**Required task:** State how many lines contain "chart", and write nothing except that count.

══ Source data ══

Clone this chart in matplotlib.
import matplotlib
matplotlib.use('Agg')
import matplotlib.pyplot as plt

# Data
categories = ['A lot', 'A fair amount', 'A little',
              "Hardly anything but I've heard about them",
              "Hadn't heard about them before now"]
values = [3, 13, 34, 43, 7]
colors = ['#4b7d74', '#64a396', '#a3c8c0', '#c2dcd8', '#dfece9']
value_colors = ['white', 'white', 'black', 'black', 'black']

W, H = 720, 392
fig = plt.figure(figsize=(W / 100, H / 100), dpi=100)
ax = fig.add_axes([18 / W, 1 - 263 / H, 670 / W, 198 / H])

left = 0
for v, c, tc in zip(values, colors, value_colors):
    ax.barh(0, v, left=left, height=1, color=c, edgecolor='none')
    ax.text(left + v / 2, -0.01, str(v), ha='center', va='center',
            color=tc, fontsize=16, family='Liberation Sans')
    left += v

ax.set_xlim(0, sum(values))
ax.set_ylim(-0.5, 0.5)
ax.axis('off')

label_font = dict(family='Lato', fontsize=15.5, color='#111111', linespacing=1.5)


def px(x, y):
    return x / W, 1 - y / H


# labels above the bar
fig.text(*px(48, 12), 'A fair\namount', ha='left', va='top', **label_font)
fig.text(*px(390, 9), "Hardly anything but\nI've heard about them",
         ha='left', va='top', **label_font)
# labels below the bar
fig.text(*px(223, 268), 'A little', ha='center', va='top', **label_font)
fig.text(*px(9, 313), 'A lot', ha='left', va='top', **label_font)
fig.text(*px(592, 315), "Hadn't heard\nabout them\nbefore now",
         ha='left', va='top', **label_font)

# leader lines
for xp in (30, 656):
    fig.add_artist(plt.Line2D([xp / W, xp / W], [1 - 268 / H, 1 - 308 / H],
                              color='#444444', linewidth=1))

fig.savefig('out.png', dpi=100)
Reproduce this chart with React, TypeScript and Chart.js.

═══

**Result for this task:** 2